Numerical solution of reservoir flow models based on large time step operator splitting algorithms

Abstract

During recent years the authors and collaborators have been involved in an activity related to the construction and analysis of large time step operator splitting algorithms for the numerical simulation of multi-phase flow in heterogeneous porous media. The purpose of these lecture lecture notes is to review some of this activity. We illustrate the main ideas behind these novel operator splitting algorithms for a basic two-phase flow model. Special focus is posed on the numerical solution algorithms for the saturation equation, which is a convection dominated, degenerate convection-diffusion equation. Both theory and applications are discussed.

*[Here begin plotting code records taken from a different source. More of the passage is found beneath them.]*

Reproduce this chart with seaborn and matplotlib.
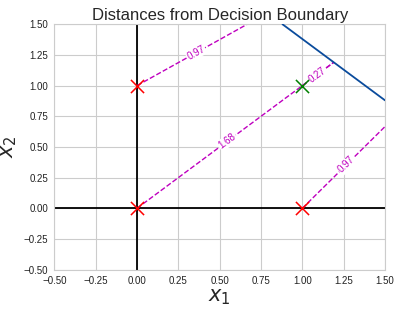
import numpy as np
import pandas as pd
import matplotlib.pyplot as plt
import seaborn as sns

# --- data ---
red_x = [0.0, 0.0, 1.0]
red_y = [0.0, 1.0, 0.0]
green_x = [1.0]
green_y = [1.0]

boundary_x = [0.88, 1.5]
boundary_y = [1.5, 0.88]

# distance segments: start point, drawn direction (deg), distance label
seg_x0 = [0.0, 0.0, 1.0, 1.0]
seg_y0 = [1.0, 0.0, 1.0, 0.0]
seg_angle = [36.9, 45.0, 45.0, 53.1]
seg_dist = [0.97, 1.68, 0.27, 0.97]

ticks = [-0.5, -0.25, 0.0, 0.25, 0.5, 0.75, 1.0, 1.25, 1.5]

# --- style ---
sns.set_style('whitegrid')
plt.rcParams['font.family'] = ['Liberation Sans', 'DejaVu Sans']

fig = plt.figure(figsize=(4.0, 3.09), dpi=100)
ax = fig.add_axes([0.136, 0.1275, 0.8265, 0.7939])
ax.set_xlim(-0.5, 1.5)
ax.set_ylim(-0.5, 1.5)

ax.axhline(0, color='k', lw=1.3, zorder=1)
ax.axvline(0, color='k', lw=1.3, zorder=1)

sns.lineplot(x=boundary_x, y=boundary_y, color='#0a4b9c', lw=1.3, ax=ax, zorder=3)

for x0, y0, ang, d in zip(seg_x0, seg_y0, seg_angle, seg_dist):
    ux, uy = np.cos(np.radians(ang)), np.sin(np.radians(ang))
    seg = pd.DataFrame({'x': [x0, x0 + d * ux], 'y': [y0, y0 + d * uy]})
    sns.lineplot(data=seg, x='x', y='y', color='m', ls='--', lw=1.0, ax=ax, zorder=2)
    t = 0.46 * d
    ax.text(x0 + t * ux, y0 + t * uy, f'{d:.2f}', color='m', fontsize=7,
            rotation=ang, rotation_mode='anchor', transform_rotates_text=True,
            ha='center', va='center',
            bbox=dict(facecolor='white', edgecolor='none', pad=0.6), zorder=4)

sns.scatterplot(x=red_x, y=red_y, marker='x', color='red', s=90, linewidth=1.1, ax=ax, zorder=5)
sns.scatterplot(x=green_x, y=green_y, marker='x', color='green', s=90, linewidth=1.1, ax=ax, zorder=5)

ax.set_xticks(ticks)
ax.set_yticks(ticks)
ax.tick_params(labelsize=7, pad=1, labelcolor='#222222')
ax.set_xlabel('$x_1$', fontsize=15, labelpad=1)
ax.set_ylabel('$x_2$', fontsize=15, labelpad=3)
ax.set_title('Distances from Decision Boundary', fontsize=12, pad=3)

fig.savefig('out.png', dpi=100)
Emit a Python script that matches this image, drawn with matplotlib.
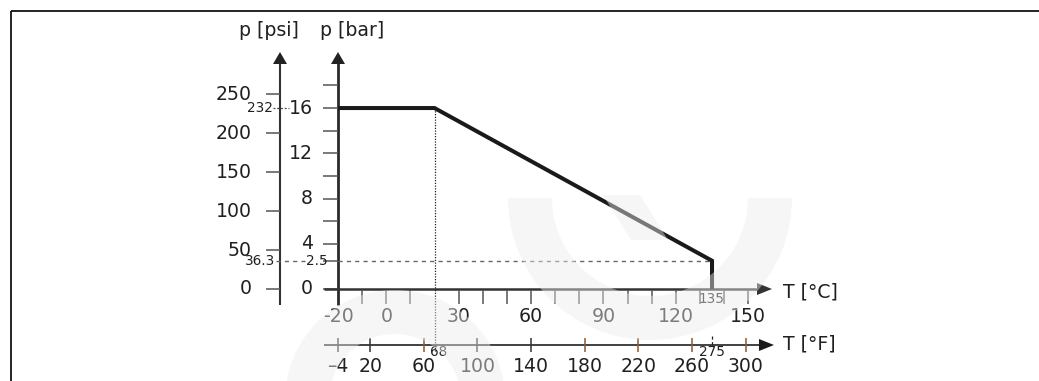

The general background for the reservoir flow model is reviewed, and the main features of the numerical algorithms are presented. The basic mathematical results supporting the numerical algorithms are also given. In addition, we present some results from the BV (entropy) solution theory for quasilinear degenerate parabolic equations, which provides the correct mathematical framework in which to analyse our numerical algorithms. Two- and three-dimensional numerical test cases are presented and discussed. The main conclusion drawn from the numerical experiments is that the operator splitting algorithms indeed exhibit the property of resolving accurately internal layers with steep gradients, give very little numerical diffusion, and, at the same time, permit the use of large time steps. In addition, these algorithms seem to capture all potential combinations of convection and diffusion forces, ranging from convection dominated problems (including the pure hyperbolic case) to more diffusion dominated problems.